With the Callon merger complete, the Permian Basin will make up around 75% of APA, Christmann said.

“And we’ve been executing at a high rate on the Apache side. We’re anxious to provide those workflows on the Callon side. We have added a little bit of capital, which is going to work down some of the DUCs in the fourth quarter of this year,” Christmann said, which will give the company strong momentum to exit 2024 with a very strong fourth quarter.

“So, we’re very anxious to demonstrate that, and we’re very confident in what we can deliver from the Permian,” Christmann said.

Christmann said APA had been running 11 rigs in the Permian (four in Delaware and seven in Midland) since April 1 but that it would average 10 rigs for the remainder of 2024 as the company actively manages changes to the combined APA and Callon rig fleet.

“You will see the rig count change as we drop some rigs when their term ends and pick up other rigs more suitable for the planned drilling program. Similarly, we will be making a number of adjustments to our combined frac schedule,” Christmann said. “In terms of oil volumes … we expect U.S. oil production in the fourth quarter [2024] to be around 152,000 barrels per day which represents an 11% growth rate from our second quarter [2024] guide of 137,000 barrels per day.”

APA’s standalone combined U.S. production averaged 214,050 boe/d in the first quarter 2024. In the second quarter 2024, including production from Callon, APA expects its U.S. production to average 303,000 boe/d and average 293,000 boe/d in 2024, reflecting the curtailments.


 APA’s Permian to Pick up Production Slack Amid Overseas Headaches

APA Alaska wells

APA set off on an Alaskan exploration plan in first-quarter 2024 to drill three wells.

“Our King Street #1 well confirmed a working petroleum system on our acreage, discovering oil in two separate zones,” Christmann said. “The other two wells, Sockeye #1 and Voodoo #1, were unable to reach their target objectives in the allotted seasonal time window due to a number of weather and operational delays.”

Christmann said APA was pleased with the early data from the wells, but said the company needed to get the rock data into the lab for analysis.

Although King Street was the smallest and most-risky of the three projects for APA, “ there is a very positive read through in the Upper Zone at King Street for the big target in Voodoo, so it's very exciting. And if anything, it has us feeling even better about the program and the acreage going forward,” Christmann said.

Christmann said the Alaska acreage is “truly wildcat area” and APA has proved up the petroleum system.

“I mean we've moved 70 miles to 90 miles east of [a] working hydrocarbon system,” he said. “We've proven oil, and there's also very high-quality sand there.

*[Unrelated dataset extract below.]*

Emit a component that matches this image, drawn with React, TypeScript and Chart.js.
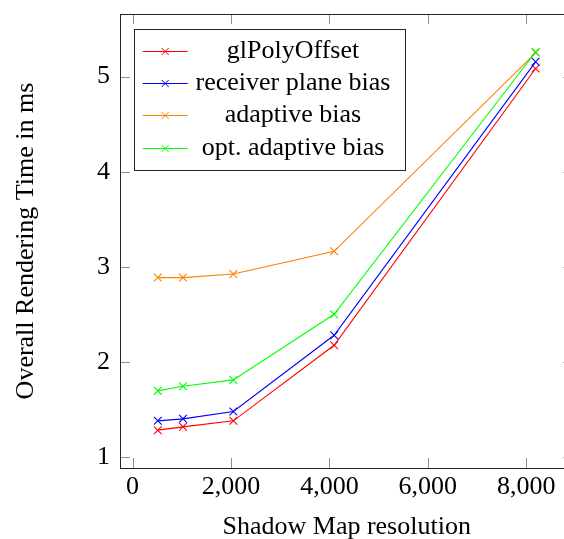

So, a lot to get pretty excited about going forward in Alaska.”

Christmann said it’s highly likely the company will re-drill both prospects.

“It's something we'll be working through with the partners over the next several weeks. But at this point, it's something that could be done in 2025,” Christmann said. “It doesn't have to be done in 2025, but we'll be working through the partners with that.”